As legitimate businesses leave areas, many women are forced to look for other means of supporting their family including prostitution. A large amount of women are also tricked or forced into prostitution as a means of escaping the constant terror and violence.
A Country Divided
The result of all of this insecurity is an extremely poor and unstable northern region aside the very commercial and profitable southern area. The crippling damages that the north suffers at the hands of this radical group seem far removed from the booming economy in the southern areas. One employee in southern Nigeria explains, “We’re not feeling the impact…we believe we are safe here,” (http://www.ibtimes.com/boko-haram-nigerias-economy-why-poorest-suffer-most-1645190).
In contrast, families in the northern areas are afraid to go to school or work in fear of the daily atrocities at the hands of Boko Haram.
The constant political instability and insecurity has resulted in a whole host of social and economic problems for Nigerians. The citizens and government officials alike recognize the need to combat the group and restore security, but have yet to determine how to weaken the terrorist organization. The government has been attempting to fight the terrorism and heighten national security, but all government initiatives have fallen flat.
More recently, Nigeria has asked for international assistance from EU countries, the United States and Israel in fighting the Islamic extremist group. The radical group continues committing daily displays of violence but the international community has yet to seriously tackle the group.
In May of 2015 President Obama of the United States supported Nigeria’s neighbors Chad, Niger and Mali with over $35 million in military defense weapons. He did not, however, offer any assistance to Nigeria in their fight against Boko Haram.
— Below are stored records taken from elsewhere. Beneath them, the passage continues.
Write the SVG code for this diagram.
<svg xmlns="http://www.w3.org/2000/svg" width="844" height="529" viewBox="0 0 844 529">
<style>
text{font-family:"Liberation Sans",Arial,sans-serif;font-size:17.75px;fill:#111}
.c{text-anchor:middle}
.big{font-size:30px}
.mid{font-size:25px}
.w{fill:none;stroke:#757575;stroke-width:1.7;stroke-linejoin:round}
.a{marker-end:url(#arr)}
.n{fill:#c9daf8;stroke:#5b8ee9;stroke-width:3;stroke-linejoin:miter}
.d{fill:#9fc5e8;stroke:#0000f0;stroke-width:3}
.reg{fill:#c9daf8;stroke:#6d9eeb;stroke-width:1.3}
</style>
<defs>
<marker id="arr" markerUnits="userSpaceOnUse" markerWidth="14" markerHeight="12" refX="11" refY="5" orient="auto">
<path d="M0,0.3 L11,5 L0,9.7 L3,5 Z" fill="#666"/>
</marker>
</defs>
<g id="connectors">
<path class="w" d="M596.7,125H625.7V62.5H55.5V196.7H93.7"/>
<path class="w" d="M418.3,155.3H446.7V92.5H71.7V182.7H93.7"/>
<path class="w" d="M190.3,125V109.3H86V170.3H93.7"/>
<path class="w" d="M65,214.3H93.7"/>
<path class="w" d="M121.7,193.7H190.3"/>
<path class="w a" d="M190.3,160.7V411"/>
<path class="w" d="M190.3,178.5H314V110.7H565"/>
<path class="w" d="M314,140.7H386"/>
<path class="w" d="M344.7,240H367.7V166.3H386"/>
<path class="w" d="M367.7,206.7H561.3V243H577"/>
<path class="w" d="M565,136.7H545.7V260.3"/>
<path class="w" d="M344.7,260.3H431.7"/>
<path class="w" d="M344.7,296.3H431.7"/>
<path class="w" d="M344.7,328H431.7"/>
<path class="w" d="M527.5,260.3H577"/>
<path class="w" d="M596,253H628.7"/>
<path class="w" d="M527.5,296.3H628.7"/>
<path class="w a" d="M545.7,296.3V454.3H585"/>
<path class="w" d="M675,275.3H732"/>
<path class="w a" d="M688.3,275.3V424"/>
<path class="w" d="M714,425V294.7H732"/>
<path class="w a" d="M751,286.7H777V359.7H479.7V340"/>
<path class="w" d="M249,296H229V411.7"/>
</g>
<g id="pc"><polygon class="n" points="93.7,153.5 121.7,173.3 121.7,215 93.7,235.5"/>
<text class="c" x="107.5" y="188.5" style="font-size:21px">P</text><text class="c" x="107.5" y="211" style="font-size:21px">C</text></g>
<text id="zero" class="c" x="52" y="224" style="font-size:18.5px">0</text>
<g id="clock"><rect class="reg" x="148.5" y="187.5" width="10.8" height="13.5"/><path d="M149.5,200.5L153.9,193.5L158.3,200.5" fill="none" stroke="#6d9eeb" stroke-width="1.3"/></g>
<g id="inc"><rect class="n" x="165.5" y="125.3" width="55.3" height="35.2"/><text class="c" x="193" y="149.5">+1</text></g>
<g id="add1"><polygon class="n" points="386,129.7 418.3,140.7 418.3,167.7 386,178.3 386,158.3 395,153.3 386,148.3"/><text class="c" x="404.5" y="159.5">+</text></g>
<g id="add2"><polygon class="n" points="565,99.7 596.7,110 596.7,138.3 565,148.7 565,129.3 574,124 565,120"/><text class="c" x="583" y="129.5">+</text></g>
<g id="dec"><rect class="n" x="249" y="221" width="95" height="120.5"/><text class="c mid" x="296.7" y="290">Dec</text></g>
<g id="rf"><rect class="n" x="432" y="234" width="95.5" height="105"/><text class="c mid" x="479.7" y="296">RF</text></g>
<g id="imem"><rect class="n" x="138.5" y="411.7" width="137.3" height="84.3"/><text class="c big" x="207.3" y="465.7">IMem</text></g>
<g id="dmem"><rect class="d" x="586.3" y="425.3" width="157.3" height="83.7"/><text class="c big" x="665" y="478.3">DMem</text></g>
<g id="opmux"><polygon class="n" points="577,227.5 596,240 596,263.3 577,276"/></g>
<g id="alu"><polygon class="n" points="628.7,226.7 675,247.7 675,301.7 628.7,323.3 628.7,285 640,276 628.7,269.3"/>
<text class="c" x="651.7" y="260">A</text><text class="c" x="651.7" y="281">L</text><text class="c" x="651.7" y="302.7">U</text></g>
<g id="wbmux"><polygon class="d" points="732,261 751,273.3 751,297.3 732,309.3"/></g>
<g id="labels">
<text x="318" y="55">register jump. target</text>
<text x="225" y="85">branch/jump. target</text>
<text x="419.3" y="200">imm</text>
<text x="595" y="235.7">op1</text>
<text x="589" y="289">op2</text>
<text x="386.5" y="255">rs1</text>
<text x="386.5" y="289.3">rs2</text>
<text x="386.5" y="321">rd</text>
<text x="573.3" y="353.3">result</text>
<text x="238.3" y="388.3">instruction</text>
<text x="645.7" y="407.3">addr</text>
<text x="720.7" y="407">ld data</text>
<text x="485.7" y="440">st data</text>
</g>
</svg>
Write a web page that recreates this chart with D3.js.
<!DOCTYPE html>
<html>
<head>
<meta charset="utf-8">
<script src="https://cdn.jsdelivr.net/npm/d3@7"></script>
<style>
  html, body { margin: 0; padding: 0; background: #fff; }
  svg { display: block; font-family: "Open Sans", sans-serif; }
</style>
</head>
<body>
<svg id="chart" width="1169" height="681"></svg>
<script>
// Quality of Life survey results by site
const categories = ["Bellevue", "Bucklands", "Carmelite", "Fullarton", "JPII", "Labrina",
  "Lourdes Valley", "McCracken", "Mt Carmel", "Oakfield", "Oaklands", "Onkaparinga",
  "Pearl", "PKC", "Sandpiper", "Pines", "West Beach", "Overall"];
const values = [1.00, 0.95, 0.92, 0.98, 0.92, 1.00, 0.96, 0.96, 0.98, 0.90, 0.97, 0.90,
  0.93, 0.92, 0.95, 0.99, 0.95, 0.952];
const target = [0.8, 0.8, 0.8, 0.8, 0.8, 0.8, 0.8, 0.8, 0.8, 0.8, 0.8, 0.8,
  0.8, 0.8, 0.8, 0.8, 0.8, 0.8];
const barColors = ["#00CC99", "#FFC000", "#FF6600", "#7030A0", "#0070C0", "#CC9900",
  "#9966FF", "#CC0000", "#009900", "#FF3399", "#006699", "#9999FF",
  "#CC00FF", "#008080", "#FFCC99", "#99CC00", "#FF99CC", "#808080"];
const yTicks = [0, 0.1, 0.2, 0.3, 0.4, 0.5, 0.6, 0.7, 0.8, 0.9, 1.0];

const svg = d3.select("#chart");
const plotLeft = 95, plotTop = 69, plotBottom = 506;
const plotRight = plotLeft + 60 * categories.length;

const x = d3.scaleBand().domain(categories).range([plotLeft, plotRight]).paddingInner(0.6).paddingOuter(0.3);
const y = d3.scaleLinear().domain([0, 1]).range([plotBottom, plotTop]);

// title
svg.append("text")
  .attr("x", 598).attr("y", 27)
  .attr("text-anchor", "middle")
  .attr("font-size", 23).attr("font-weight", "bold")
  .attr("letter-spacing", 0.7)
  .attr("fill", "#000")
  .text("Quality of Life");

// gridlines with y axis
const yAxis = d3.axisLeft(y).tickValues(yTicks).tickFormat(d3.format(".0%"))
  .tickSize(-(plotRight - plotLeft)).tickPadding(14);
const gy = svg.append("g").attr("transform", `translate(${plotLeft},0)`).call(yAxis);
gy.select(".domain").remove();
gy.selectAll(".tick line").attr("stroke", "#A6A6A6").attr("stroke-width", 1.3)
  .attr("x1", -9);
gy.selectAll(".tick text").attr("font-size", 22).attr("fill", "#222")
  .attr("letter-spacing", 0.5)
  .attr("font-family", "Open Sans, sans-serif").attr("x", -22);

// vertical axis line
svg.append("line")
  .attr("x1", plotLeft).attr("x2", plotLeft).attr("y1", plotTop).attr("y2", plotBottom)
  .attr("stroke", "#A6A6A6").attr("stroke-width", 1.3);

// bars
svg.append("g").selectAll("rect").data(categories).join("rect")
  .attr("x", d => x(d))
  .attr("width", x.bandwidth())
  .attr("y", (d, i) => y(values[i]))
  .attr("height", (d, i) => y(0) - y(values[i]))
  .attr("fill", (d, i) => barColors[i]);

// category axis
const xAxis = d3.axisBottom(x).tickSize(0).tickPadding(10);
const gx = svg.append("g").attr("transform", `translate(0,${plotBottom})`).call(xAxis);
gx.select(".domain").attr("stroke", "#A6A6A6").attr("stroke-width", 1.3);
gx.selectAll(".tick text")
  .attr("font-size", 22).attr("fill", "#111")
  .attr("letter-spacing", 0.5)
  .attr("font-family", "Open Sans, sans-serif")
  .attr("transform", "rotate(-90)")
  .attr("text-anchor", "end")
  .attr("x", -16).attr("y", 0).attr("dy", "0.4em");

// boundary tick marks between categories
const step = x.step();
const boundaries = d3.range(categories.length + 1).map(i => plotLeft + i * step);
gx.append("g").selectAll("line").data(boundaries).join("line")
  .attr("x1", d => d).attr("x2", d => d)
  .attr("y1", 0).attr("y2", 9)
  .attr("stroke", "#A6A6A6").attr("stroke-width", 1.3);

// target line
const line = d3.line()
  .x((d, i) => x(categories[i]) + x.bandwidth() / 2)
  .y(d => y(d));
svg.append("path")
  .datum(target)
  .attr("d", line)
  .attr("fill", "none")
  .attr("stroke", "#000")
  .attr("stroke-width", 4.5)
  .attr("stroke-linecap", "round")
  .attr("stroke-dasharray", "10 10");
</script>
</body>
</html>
Instead, the United states refuses to sell Nigeria arms to fight the terrorists. The American government claims that Nigeria is in violation of human rights treaties and will not sell their government arms (http://www.thedailybeast.com/articles/2015/05/05/u-s-to-nigeria-no-guns-to-fight-boko-haram.html).
America has addressed some of the effects of the Nigeria’s instability. They have started two educational programs designed to assist internally displaced Nigerians and launched the Nigeria Regional Transition Initiative in order to improve stability in the region (https://www.whitehouse.gov/the-press-office/2014/10/14/fact-sheet-us-efforts-assist-nigerian-government-its-fight-against-boko-).
Boko Haram’s terror campaign must be halted for humanitarian reasons, the well-being of Nigerian citizens and the social and economic development of Nigeria. The far reaching consequences of this radical group’s behavior are clear d cannot be ignored any longer.